- [Material supplied]
»»

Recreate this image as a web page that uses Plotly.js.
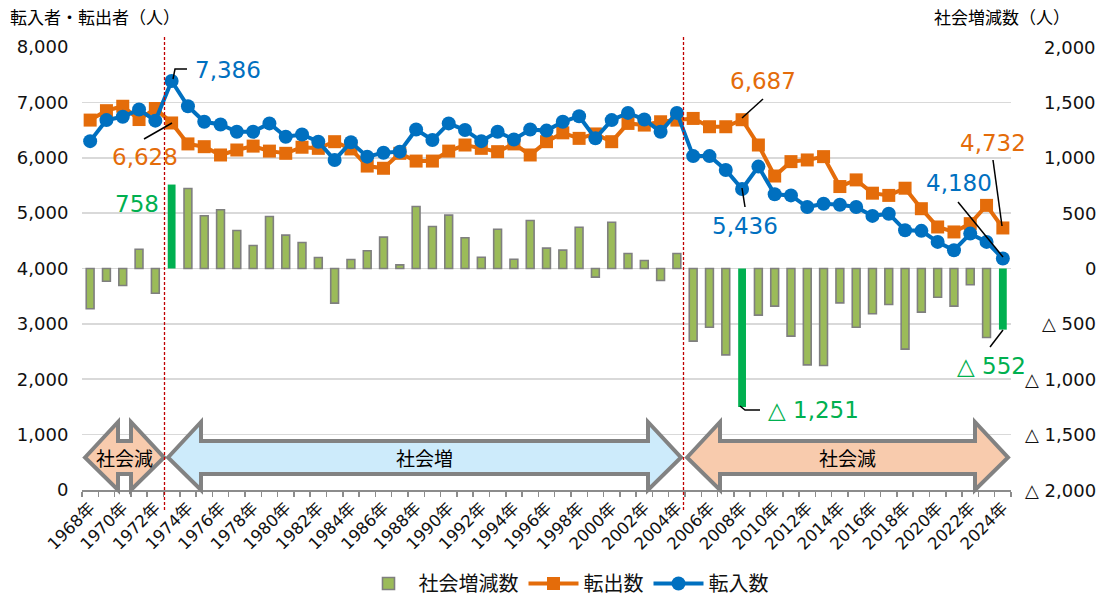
<!DOCTYPE html>
<html>
<head>
<meta charset="utf-8">
<script src="https://cdn.plot.ly/plotly-3.0.1.min.js"></script>
<style>
  html, body { margin: 0; padding: 0; background: #ffffff; }
  #chart { width: 1115px; height: 595px; }
</style>
</head>
<body>
<div id="chart"></div>
<script>
// ---------------- DATA ----------------
const years = [1968,1969,1970,1971,1972,1973,1974,1975,1976,1977,1978,1979,1980,1981,1982,1983,1984,1985,1986,1987,1988,1989,1990,1991,1992,1993,1994,1995,1996,1997,1998,1999,2000,2001,2002,2003,2004,2005,2006,2007,2008,2009,2010,2011,2012,2013,2014,2015,2016,2017,2018,2019,2020,2021,2022,2023,2024];

// 転入数 (persons moving in)
const inflow = [6300,6680,6740,6870,6670,7386,6930,6650,6600,6470,6470,6620,6380,6420,6290,5960,6280,6020,6090,6110,6510,6320,6620,6500,6300,6470,6330,6510,6490,6650,6750,6350,6680,6810,6690,6470,6810,6030,6030,5780,5436,5840,5340,5320,5110,5170,5150,5110,4950,4990,4690,4680,4480,4330,4630,4480,4180];

// 転出数 (persons moving out)
const outflow = [6680,6850,6930,6690,6890,6628,6250,6200,6050,6140,6210,6120,6080,6190,6170,6290,6160,5850,5810,6080,5940,5940,6120,6230,6170,6110,6250,6050,6290,6450,6350,6430,6290,6620,6590,6650,6680,6710,6560,6560,6687,6230,5670,5930,5960,6020,5480,5600,5360,5320,5450,5080,4750,4660,4810,5140,4732];

// 社会増減数 (net social change)
const netChange = [-364,-115,-153,174,-223,758,722,476,530,343,208,470,301,235,99,-313,81,160,283,33,560,379,482,277,102,355,84,434,184,166,373,-78,418,135,72,-108,135,-656,-530,-780,-1251,-421,-340,-611,-870,-876,-310,-530,-409,-325,-728,-394,-259,-340,-147,-623,-552];

const highlightYears = [1973, 2008, 2024];
const leftTicks = [0,1000,2000,3000,4000,5000,6000,7000,8000];
const rightTicks = [-2000,-1500,-1000,-500,0,500,1000,1500,2000];
const periodLabels = ["社会減", "社会増", "社会減"];
const seriesNames = ["社会増減数", "転出数", "転入数"];
const leftAxisTitle = "転入者・転出者（人）";
const rightAxisTitle = "社会増減数（人）";

// ---------------- HELPERS ----------------
const yearLabels = years.map(y => y + "年");
const tickText = years.map(y => (y % 2 === 0 ? y + "年" : ""));
function fmt(v) {
  const s = String(Math.abs(v)).replace(/\B(?=(\d{3})+(?!\d))/g, ",");
  return v < 0 ? "△ " + s : s;
}
const FONT = "DejaVu Sans, Noto Sans CJK JP, sans-serif";
const ORANGE = "#E46C0A", BLUE = "#0070C0", GREEN = "#00B050";
const BARFILL = "#9BBB59", BARLINE = "#7F7F7F", GRAYSTROKE = "#828282";

// page-pixel -> paper conversion (plot area: x 82..1011, y 47..490)
const PL = 82, PW = 929, PB = 490, PH = 443;
const px = x => (x - PL) / PW;
const py = y => (PB - y) / PH;
function pathFrom(points) {
  return "M " + points.map(p => px(p[0]).toFixed(5) + "," + py(p[1]).toFixed(5)).join(" L ") + " Z";
}
function linePath(points) {
  return "M " + points.map(p => px(p[0]).toFixed(5) + "," + py(p[1]).toFixed(5)).join(" L ");
}

const iA = years.indexOf(1973), iB = years.indexOf(2008), iC = years.indexOf(2024);

// ---------------- TRACES ----------------
const barColors = years.map(y => highlightYears.includes(y) ? GREEN : BARFILL);
const barLineW = years.map(y => highlightYears.includes(y) ? 0 : 1.6);

const traces = [
  {
    type: "bar", name: seriesNames[0], x: yearLabels, y: netChange,
    yaxis: "y", xaxis: "x", width: 0.48,
    marker: { color: barColors, line: { color: BARLINE, width: barLineW } }
  },
  {
    type: "scatter", mode: "lines+markers", name: seriesNames[1], x: yearLabels, y: outflow,
    yaxis: "y2", xaxis: "x",
    line: { color: ORANGE, width: 4 },
    marker: { symbol: "square", size: 13, color: ORANGE }
  },
  {
    type: "scatter", mode: "lines+markers", name: seriesNames[2], x: yearLabels, y: inflow,
    yaxis: "y2", xaxis: "x",
    line: { color: BLUE, width: 4 },
    marker: { symbol: "circle", size: 14, color: BLUE }
  }
];

// ---------------- SHAPES ----------------
const shapes = [];
function dblArrow(xl, xr, fill) {
  const h = 33, top = 422, bot = 490, bt = 441, bb = 474, mid = 457.5;
  return {
    type: "path", xref: "paper", yref: "paper", layer: "above",
    path: pathFrom([[xl, mid], [xl + h, top], [xl + h, bt], [xr - h, bt], [xr - h, top], [xr, mid],
                    [xr - h, bot], [xr - h, bb], [xl + h, bb], [xl + h, bot]]),
    fillcolor: fill, line: { color: GRAYSTROKE, width: 4 }
  };
}
shapes.push(dblArrow(85, 164, "#F8CBAD"));
shapes.push(dblArrow(168, 681, "#CDEBFB"));
shapes.push(dblArrow(687, 1008, "#F8CBAD"));
[164.5, 683.5].forEach(x => shapes.push({
  type: "line", xref: "paper", yref: "paper", layer: "above",
  x0: px(x), x1: px(x), y0: py(37), y1: py(512),
  line: { color: "#C00000", width: 1.3, dash: "3px,2px" }
}));
const leaders = [
  [[173, 79], [175, 69], [187, 69]],
  [[144, 139], [172, 123]],
  [[742, 118], [763, 99]],
  [[742, 188], [745, 207]],
  [[740, 406], [745, 410], [760, 410]],
  [[993, 160], [1002, 226]],
  [[958, 202], [1003, 257]],
  [[1003, 330], [990, 347]]
];
leaders.forEach(pts => shapes.push({
  type: "path", xref: "paper", yref: "paper", layer: "above",
  path: linePath(pts), line: { color: "#000000", width: 1.5 }
}));

// ---------------- ANNOTATIONS ----------------
const annotations = [];
function note(text, x, y, color, size, anchor) {
  annotations.push({
    xref: "paper", yref: "paper", x: px(x), y: py(y), text: text, showarrow: false,
    xanchor: anchor || "center", yanchor: "middle",
    font: { family: FONT, size: size, color: color }
  });
}
note(fmt(inflow[iA]), 193, 70, BLUE, 23, "left");
note(fmt(outflow[iA]), 145, 157, ORANGE, 23);
note(fmt(netChange[iA]), 161, 204, GREEN, 23, "right");
note(fmt(outflow[iB]), 763, 81, ORANGE, 23);
note(fmt(inflow[iB]), 745, 226, BLUE, 23);
note(fmt(netChange[iB]), 766, 410, GREEN, 23, "left");
note(fmt(outflow[iC]), 993, 143, ORANGE, 23);
note(fmt(inflow[iC]), 959, 183, BLUE, 23);
note(fmt(netChange[iC]), 991, 366, GREEN, 23);
note(periodLabels[0], 124, 459, "#000000", 19);
note(periodLabels[1], 424, 459, "#000000", 19);
note(periodLabels[2], 847, 459, "#000000", 19);
note(leftAxisTitle, 8, 18, "#000000", 17, "left");
note(rightAxisTitle, 1072, 18, "#000000", 17, "right");
rightTicks.forEach(v => annotations.push({
  xref: "paper", yref: "y", x: px(1098), y: v, text: fmt(v), showarrow: false,
  xanchor: "right", yanchor: "middle",
  font: { family: FONT, size: 18, color: "#111111" }
}));

// ---------------- LAYOUT ----------------
const layout = {
  width: 1115, height: 595,
  margin: { l: 82, r: 104, t: 47, b: 105, pad: 0, autoexpand: false },
  paper_bgcolor: "#ffffff", plot_bgcolor: "#ffffff",
  font: { family: FONT, color: "#111111" },
  showlegend: true,
  legend: {
    orientation: "h", xref: "container", yref: "container",
    x: 566 / 1115, xanchor: "center", y: (595 - 564) / 595, yanchor: "top",
    font: { family: FONT, size: 20, color: "#111111" },
    itemwidth: 50, traceorder: "normal", tracegroupgap: 0
  },
  xaxis: {
    type: "category", range: [-0.5, years.length - 0.5], automargin: false,
    tickmode: "array", tickvals: yearLabels, ticktext: tickText,
    tickangle: -45, tickson: "boundaries",
    ticks: "outside", ticklen: 5, tickwidth: 1.5, tickcolor: "#8c8c8c",
    showline: true, linecolor: "#8c8c8c", linewidth: 2,
    showgrid: false, zeroline: false,
    tickfont: { family: FONT, size: 16.5, color: "#111111" }
  },
  yaxis: {
    side: "right", range: [-2000, 2000], automargin: false,
    tickmode: "array", tickvals: rightTicks, showticklabels: false,
    showgrid: true, gridcolor: "#d9d9d9", gridwidth: 1.6,
    zeroline: false, showline: false, ticks: ""
  },
  yaxis2: {
    side: "left", overlaying: "y", range: [0, 8000], automargin: false,
    tickmode: "array", tickvals: leftTicks, tickformat: ",d",
    showgrid: false, zeroline: false, showline: false,
    ticks: "outside", ticklen: 9, tickcolor: "rgba(0,0,0,0)",
    tickfont: { family: FONT, size: 18, color: "#111111" }
  },
  bargap: 0.5,
  shapes: shapes,
  annotations: annotations,
  hovermode: false
};

Plotly.newPlot("chart", traces, layout, { staticPlot: true, displayModeBar: false });
</script>
</body>
</html>
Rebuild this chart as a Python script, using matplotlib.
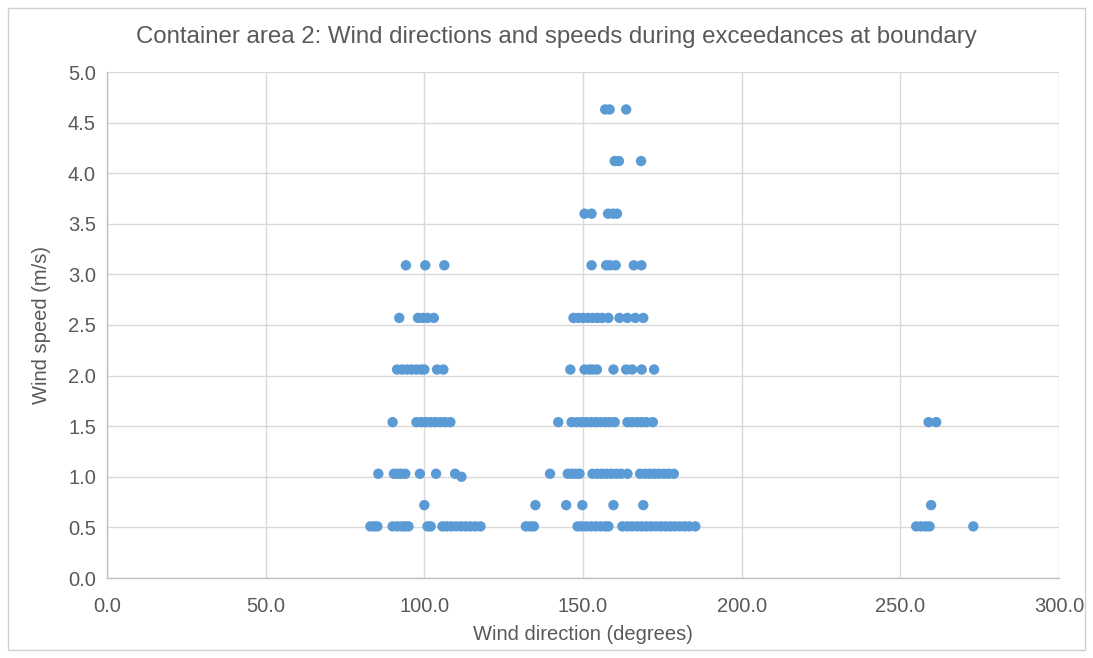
import matplotlib
matplotlib.use("Agg")
import matplotlib.pyplot as plt
from matplotlib.patches import Rectangle

plt.rcParams['font.family'] = ['Liberation Sans', 'DejaVu Sans']

# Wind direction (degrees) for each observed wind speed (m/s)
dir_051 = [83, 84.2, 85.2, 90, 91.5, 93, 94, 95, 101, 102,
           105.7, 107, 108.5, 110, 111.5, 113, 114.5, 116, 117.7,
           132, 133.5, 134.5,
           148.3, 149.5, 151, 152.5, 154, 155.5, 157, 158,
           162.4, 164, 165.5, 167, 168.5, 170, 171.5, 173, 174.5,
           176, 177.5, 179, 180.5, 182, 183.5, 185.4,
           255, 256.5, 258, 259.2, 273]
dir_072 = [100, 135, 144.7, 149.8, 159.6, 169, 259.7]
dir_100 = [111.7]
dir_103 = [85.5, 90.4, 91.5, 92.7, 94, 98.6, 103.7, 109.7,
           139.6, 145.2, 146.5, 147.7, 148.9,
           153, 154.5, 156, 157.5, 159, 160.5, 162, 164,
           168, 169.5, 171, 172.5, 174, 175.5, 177, 178.6]
dir_154 = [90, 97.5, 99, 100.5, 102, 103.5, 105, 106.5, 108.2,
           142.2, 146.4, 148, 149.5, 151, 152.5, 154, 155.5, 157, 158.5, 160,
           164, 165.5, 167, 168.5, 170, 172,
           258.9, 261.3]
dir_206 = [91.4, 93, 94.5, 96, 97.5, 99, 100, 104, 106,
           146, 150.5, 152, 153, 154.4, 159.6, 163.6, 165.5, 168.5, 172.4]
dir_257 = [92.1, 98, 99.5, 101, 103,
           147, 148.5, 150, 151.5, 153, 154.5, 156, 158,
           161.5, 164, 166.5, 169]
dir_309 = [94.2, 100.3, 106.3, 152.7, 157.3, 158.5, 160.3, 166, 168.4]
dir_360 = [150.5, 152.7, 157.9, 159.5, 160.7]
dir_412 = [160, 161.3, 168.3]
dir_463 = [157, 158.4, 163.6]

speed_rows = [
    (0.51, dir_051), (0.72, dir_072), (1.00, dir_100), (1.03, dir_103),
    (1.54, dir_154), (2.06, dir_206), (2.57, dir_257), (3.09, dir_309),
    (3.60, dir_360), (4.12, dir_412), (4.63, dir_463),
]

x_ticks = [0, 50, 100, 150, 200, 250, 300]
y_ticks = [0.0, 0.5, 1.0, 1.5, 2.0, 2.5, 3.0, 3.5, 4.0, 4.5, 5.0]

title = "Container area 2: Wind directions and speeds during exceedances at boundary"
x_label = "Wind direction (degrees)"
y_label = "Wind speed (m/s)"

text_color = "#595959"
grid_color = "#D9D9D9"
point_color = "#5B9BD5"

W, H = 1093, 658
fig = plt.figure(figsize=(W / 100, H / 100), dpi=100)
fig.patch.set_facecolor("white")

# chart frame
fig.add_artist(Rectangle((8 / W, 8 / H), (1085 - 8) / W, (650 - 8) / H,
                         transform=fig.transFigure, fill=False,
                         edgecolor="#D0D0D0", linewidth=1.0))

left, right, top, bottom = 107, 1059, 72, 578
ax = fig.add_axes([left / W, 1 - bottom / H, (right - left) / W, (bottom - top) / H])

xs, ys = [], []
for speed, dirs in speed_rows:
    xs.extend(dirs)
    ys.extend([speed] * len(dirs))
ax.scatter(xs, ys, s=56, color=point_color, edgecolors="none", zorder=3)

ax.set_xlim(0, 300)
ax.set_ylim(0, 5)
ax.set_xticks(x_ticks)
ax.set_xticklabels([f"{v:.1f}" for v in x_ticks])
ax.set_yticks(y_ticks)
ax.set_yticklabels([f"{v:.1f}" for v in y_ticks])
ax.grid(True, color=grid_color, linewidth=1.0, zorder=0)
ax.set_axisbelow(True)
for side in ("top", "right"):
    ax.spines[side].set_visible(False)
for side in ("left", "bottom"):
    ax.spines[side].set_color("#BFBFBF")
    ax.spines[side].set_linewidth(1.0)
ax.tick_params(axis="x", length=0, labelsize=14.5, labelcolor=text_color, pad=14)
ax.tick_params(axis="y", length=0, labelsize=14.5, labelcolor=text_color, pad=8)

ax.set_xlabel(x_label, fontsize=14.5, color=text_color, labelpad=6)
ax.set_ylabel(y_label, fontsize=14.5, color=text_color, labelpad=12)
fig.text(556 / W, 1 - 37 / H, title, ha="center", va="center",
         fontsize=17.3, color=text_color)

fig.savefig("out.png", dpi=100)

««

- [Exercise] Your first line is the one with "Rebuild this chart", and your last is the one with "plt.rcParams['font.family'] = ['Liberation". Copy those and every line between them exactly, without any pictures.

- [Problem solution]
Rebuild this chart as a Python script, using matplotlib.
import matplotlib
matplotlib.use("Agg")
import matplotlib.pyplot as plt
from matplotlib.patches import Rectangle

plt.rcParams['font.family'] = ['Liberation Sans', 'DejaVu Sans']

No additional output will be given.